Can you say “theology of the cross”? How many of the great saints, theologians and heroes through Church history might Ghaemi analyze and discern to be laden with mental illness? Luther, surely; Francis, no doubt; Teresa of Avila, beyond question; and all those freakish ascetics like Simeon Stylies (squatting on a pillar for a few decades? Are you kidding?). And what might this mean for ministry, and even for clergy evaluations (on which I wrote last month)? Can we imagine a search committee pleased that a prospective pastor suffers bouts of depression? Can we conceive of a day when a minister’s self-reported manic-depression would be cause for the people to think “Now we are on the verge of stellar leadership”? Don’t we hide our darkness? and at best seek ultra-confidential support if something is awry in our heads? We all know we all struggle internally, but isn’t there a game of pretend or obtuse optimism that, even if everybody else wages dreaded combat against mental issues, it is the clergy person who should be immune – or long since healed?
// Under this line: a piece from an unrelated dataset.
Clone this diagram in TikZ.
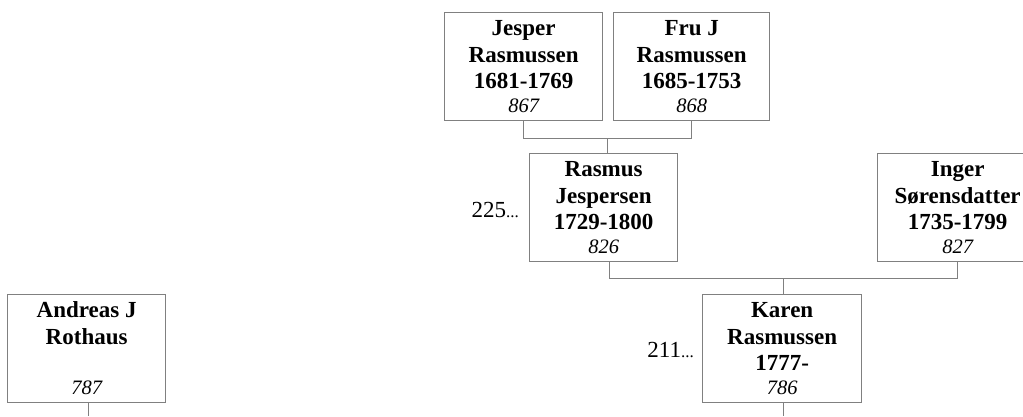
\documentclass[tikz,border=0pt]{standalone}
\usepackage{fontspec}
\usetikzlibrary{calc}
\setmainfont{Liberation Serif}
\newfontfamily\namefont{Liberation Serif}
\definecolor{linegray}{RGB}{128,128,128}
\tikzset{
  personbox/.style={draw=linegray, line width=1.3pt, fill=white, inner sep=0pt, minimum height=108pt, anchor=north west},
  nameline/.style={anchor=base, inner sep=0pt, font=\namefont\bfseries\fontsize{23}{26}\selectfont},
  numline/.style={anchor=base, inner sep=0pt, font=\itshape\fontsize{20.5}{23}\selectfont},
  conn/.style={draw=linegray, line width=1.3pt},
  refnum/.style={anchor=base east, inner sep=0pt}
}
\newcommand{\personnode}[8]{%
  \node[personbox, minimum width=#4] (#1) at (#2,-#3) {};
  \node[nameline] (#1-a) at ([yshift=-23.5pt]#1.north) {#5};
  \node[nameline] (#1-b) at ([yshift=-50pt]#1.north) {#6};
  \node[nameline] (#1-c) at ([yshift=-76.5pt]#1.north) {#7};
  \node[numline] (#1-d) at ([yshift=-100pt]#1.north) {#8};
}
\begin{document}
\begin{tikzpicture}[x=1pt,y=1pt]
\useasboundingbox (0,0) rectangle (1023,-416);
\fill[white] (0,0) rectangle (1023,-416);
% boxes
\personnode{jesper}{444}{12}{158pt}{Jesper}{Rasmussen}{1681-1769}{867}
\personnode{fru}{613}{12}{156pt}{Fru J}{Rasmussen}{1685-1753}{868}
\personnode{rasmus}{529}{153}{148pt}{Rasmus}{Jespersen}{1729-1800}{826}
\personnode{inger}{877}{153}{160pt}{Inger}{Sørensdatter}{1735-1799}{827}
\personnode{karen}{702}{294}{159pt}{Karen}{Rasmussen}{1777-}{786}
\personnode{andreas}{7}{294}{158pt}{Andreas J}{Rothaus}{}{787}
% connectors
\coordinate (jr) at ($(jesper.south)!0.5!(fru.south) + (0,-17)$);
\draw[conn] (jesper.south) -- ++(0,-17) -| (fru.south);
\draw[conn] (jr) -- (jr |- rasmus.north);
\coordinate (ri) at ($([xshift=6pt]rasmus.south)!0.5!(inger.south) + (0,-16)$);
\draw[conn] ([xshift=6pt]rasmus.south) -- ++(0,-16) -| (inger.south);
\draw[conn] (ri) -- (ri |- karen.north);
\coordinate (kbot) at (ri |- 0,-416);
\draw[conn] (ri |- karen.south) -- (kbot);
\coordinate (abot) at ([xshift=2pt]andreas.south |- 0,-416);
\draw[conn] ([xshift=2pt]andreas.south) -- (abot);
% reference numbers
\node[refnum] (r225) at (519,-217) {{\fontsize{23}{26}\selectfont 225}{\fontsize{17}{20}\selectfont ...}};
\node[refnum] (r211) at (694,-357) {{\fontsize{23}{26}\selectfont 211}{\fontsize{17}{20}\selectfont ...}};
\end{tikzpicture}
\end{document}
Eugene Rogers (After the Spirit) wrote that the Spirit has so arranged things that our limitations are intended for our benefit. Could it be that our darkness, our craziness, is not merely a burden to be overcome, but an actual gift of the Spirit to the Church? and not merely to those individuals among the Body who battle darkness, but actually the Church as the endangered institution that is is? If the Church is indeed in its own “dark night” (as Elaine Heath wisely claims in The Mystic Way of Evangelism), don’t we need the unstable, those who have barely hung on by a thread, women and men who’ve been to the abyss to lead, for the unromanticized and terrifying but yet peculiarly hopeful gifts of inner pain to be used for the benefit of God’s Church?